Analysis: Supreme Court Retention Elections Would Be Costly
U.S. Sen. Ted Cruz, campaigning for president in Iowa after the U.S. Supreme Court raised his blood pressure with its gay marriage and Obamacare rulings, suggested a way to kick the bums out: “Retention elections will give the people a constitutional remedy to the problem of judicial activism, and the means to throwing off judicial tyrants.”
This comes from a guy who started his legal career as a clerk to the late Chief Justice William Rehnquist.
Throwing out the judges is not a new idea. One reason they get lifetime appointments is to protect them from the vicissitudes of day-to-day politics and public opinion. It’s the ultimate “shut up and eat your vegetables” position: terrific when you agree with a particular court ruling, terrible when you don’t. Either way, you must eat your veggies, unless, as Cruz suggests, we could send the judges home.
But think it through. If the judges are afraid of public opinion, they might also fear making decisions that, while correct, could inflame the voters.
State judges already know something about this. In Texas, where the state Supreme Court’s nine judges are elected, some candidates (and elected judges) complain about appearing under political party banners that undermine the appearance of impartiality, about the conflicts that arise when lawyers and litigants give to their campaigns, and about debating issues during campaigns that might come before their courts.

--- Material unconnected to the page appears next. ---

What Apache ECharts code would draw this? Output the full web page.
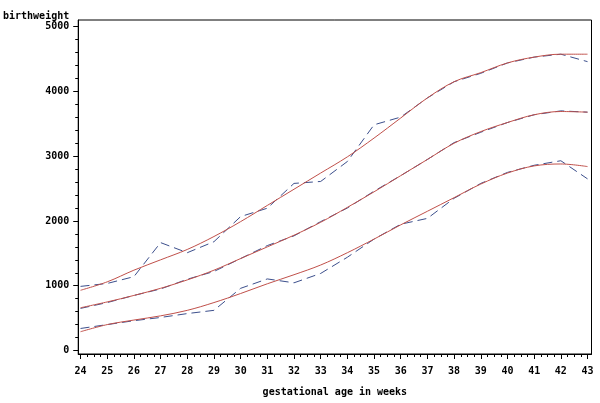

Elections for places on the state’s highest civil court are expensive. Those judges regularly hear cases involving businesses and others with lots of money riding on rulings. There is a reason that so much of the campaign cash comes from people with interests before the courts.
It’s easy to make the case that love of good government is not what opens those checkbooks: The nine judges on the Texas Court of Criminal Appeals, the state’s high court for criminal cases, rarely scrape up as much cash as state House candidates even when their races are contested.
It’s enough to make honest Texas judges hang their heads. Their regular pleas to the state Legislature for campaign reforms are regularly ignored.
Court rulings can easily stir up political opponents. Every judge in the country has heard of the 2010 retention election that removed three justices from Iowa’s Supreme Court. After the court’s unanimous decision to legalize gay marriage there, opponents formed Iowans for Freedom and ran the judges off.
Cruz’s suggestion followed Friday’s 5-4 U.S. Supreme Court decision on gay marriage and the previous day’s 6-3 decision on subsidies under the Affordable Care Act.
It’s a simple piece of politics. Cruz’s voters are mad about the rulings, and he’s offering them a way to punch back.
But money and conflicts might be even harder to avoid in nationwide elections for Supreme Court justices, even as Cruz has suggested. As in Iowa and some other states, judges would still be appointed, but voters would periodically decide whether to keep them.
Given what the Supreme Court has said about judicial elections and campaign finance, those campaigns could be remarkably lively — and expensive.
Traditionally, judges limited what they said during their campaigns. The idea was that taking positions on issues would taint their rulings later, and their campaigns were focused on comparing résumés and reputations or, from time to time, ethics.
That has gone by the wayside. They still avoid pre-judging cases, but they talk about issues, and the courts have said they can’t be barred from doing so.
Judges can be barred from raising their own campaign funds — that’s from a Supreme Court ruling issued this year. But their campaigns and their supporters can raise money, and high-dollar judicial races have become the norm. A race for a spot on the Wisconsin Supreme Court this year reportedly cost $5.7 million. Justice at Stake, a nonpartisan research group, estimates $56.4 million was spent on judicial races in the 2011-12 election cycle.
It’s impossible to estimate how much money opponents might raise to discipline a federal judge, especially one of the nine members of the U.S. Supreme Court. Look at what people and corporations spend on presidential races — the only 50-state elections we have.
Think about how the races would work. The judges, of course, would have campaigns to defend themselves. But they wouldn’t be running against opposing candidates. Instead, like those three judges in Iowa, they’d be facing some sort of organization formed for the express purpose of sacking them.
Judges ignore public opinion every day. It's why they're there — to tell when to do the right thing instead of the comfortable thing.
Cruz’s proposal might even bring right-wingers and left-wingers together. It’s not like the courts only decide one case every year. There are lots of reasons to love the results, and to deplore them.